WRITTEN EXERCISE – Drop every picture. Then return, exactly, the lines from the beginning of the listing below through the one containing "(0,0) rectangle (668,680);".

* * * *

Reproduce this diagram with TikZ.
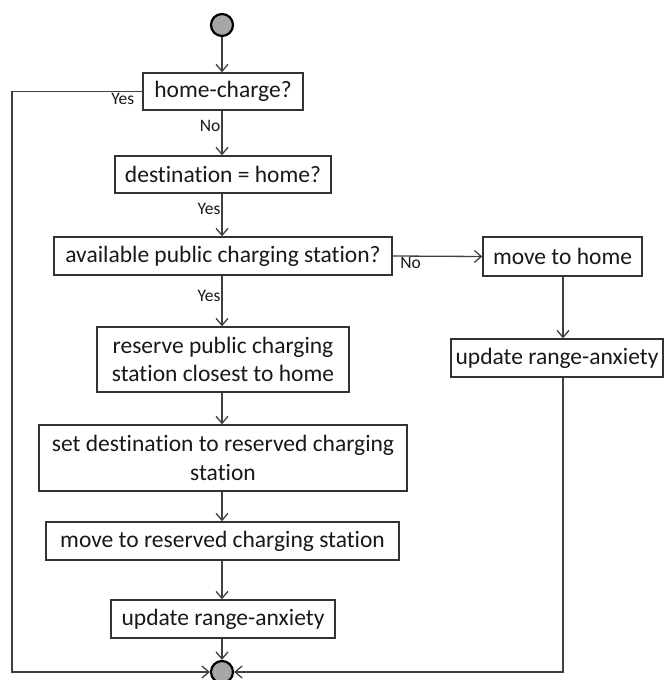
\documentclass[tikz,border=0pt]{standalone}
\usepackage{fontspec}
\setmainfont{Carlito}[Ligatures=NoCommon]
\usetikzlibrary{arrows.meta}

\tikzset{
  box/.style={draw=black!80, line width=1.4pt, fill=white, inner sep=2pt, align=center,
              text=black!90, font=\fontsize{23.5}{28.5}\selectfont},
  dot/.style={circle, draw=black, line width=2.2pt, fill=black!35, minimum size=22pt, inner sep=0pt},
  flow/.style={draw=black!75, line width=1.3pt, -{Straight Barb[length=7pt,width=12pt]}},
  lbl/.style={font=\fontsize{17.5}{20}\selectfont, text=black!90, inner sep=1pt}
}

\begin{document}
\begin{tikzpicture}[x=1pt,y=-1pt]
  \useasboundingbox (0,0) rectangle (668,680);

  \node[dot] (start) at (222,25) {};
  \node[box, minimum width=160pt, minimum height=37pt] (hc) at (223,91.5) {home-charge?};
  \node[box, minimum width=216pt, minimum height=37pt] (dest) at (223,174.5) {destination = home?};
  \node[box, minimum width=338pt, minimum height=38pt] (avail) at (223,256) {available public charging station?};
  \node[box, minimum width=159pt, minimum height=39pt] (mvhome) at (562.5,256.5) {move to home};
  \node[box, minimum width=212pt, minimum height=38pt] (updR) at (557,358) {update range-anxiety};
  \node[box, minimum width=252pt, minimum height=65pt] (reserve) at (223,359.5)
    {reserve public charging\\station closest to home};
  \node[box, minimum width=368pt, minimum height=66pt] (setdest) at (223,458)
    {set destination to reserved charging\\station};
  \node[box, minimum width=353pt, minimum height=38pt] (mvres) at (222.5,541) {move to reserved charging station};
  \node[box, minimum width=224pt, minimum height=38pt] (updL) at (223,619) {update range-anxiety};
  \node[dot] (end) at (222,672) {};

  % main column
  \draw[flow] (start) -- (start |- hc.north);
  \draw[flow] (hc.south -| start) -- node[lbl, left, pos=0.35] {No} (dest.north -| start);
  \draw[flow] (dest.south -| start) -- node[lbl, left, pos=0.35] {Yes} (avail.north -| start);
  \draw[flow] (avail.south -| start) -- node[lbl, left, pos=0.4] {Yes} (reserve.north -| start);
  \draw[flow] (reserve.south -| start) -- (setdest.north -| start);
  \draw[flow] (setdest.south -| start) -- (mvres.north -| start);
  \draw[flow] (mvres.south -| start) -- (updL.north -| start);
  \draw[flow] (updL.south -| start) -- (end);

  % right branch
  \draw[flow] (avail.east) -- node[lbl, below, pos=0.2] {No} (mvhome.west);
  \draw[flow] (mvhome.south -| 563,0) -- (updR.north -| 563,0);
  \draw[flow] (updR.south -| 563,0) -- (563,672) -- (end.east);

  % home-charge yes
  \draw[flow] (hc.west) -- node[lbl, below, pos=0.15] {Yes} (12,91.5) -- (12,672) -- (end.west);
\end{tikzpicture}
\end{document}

* * * *

ANSWER TO THIS TASK –
Reproduce this diagram with TikZ.
\documentclass[tikz,border=0pt]{standalone}
\usepackage{fontspec}
\setmainfont{Carlito}[Ligatures=NoCommon]
\usetikzlibrary{arrows.meta}

\tikzset{
  box/.style={draw=black!80, line width=1.4pt, fill=white, inner sep=2pt, align=center,
              text=black!90, font=\fontsize{23.5}{28.5}\selectfont},
  dot/.style={circle, draw=black, line width=2.2pt, fill=black!35, minimum size=22pt, inner sep=0pt},
  flow/.style={draw=black!75, line width=1.3pt, -{Straight Barb[length=7pt,width=12pt]}},
  lbl/.style={font=\fontsize{17.5}{20}\selectfont, text=black!90, inner sep=1pt}
}

\begin{document}
\begin{tikzpicture}[x=1pt,y=-1pt]
  \useasboundingbox (0,0) rectangle (668,680);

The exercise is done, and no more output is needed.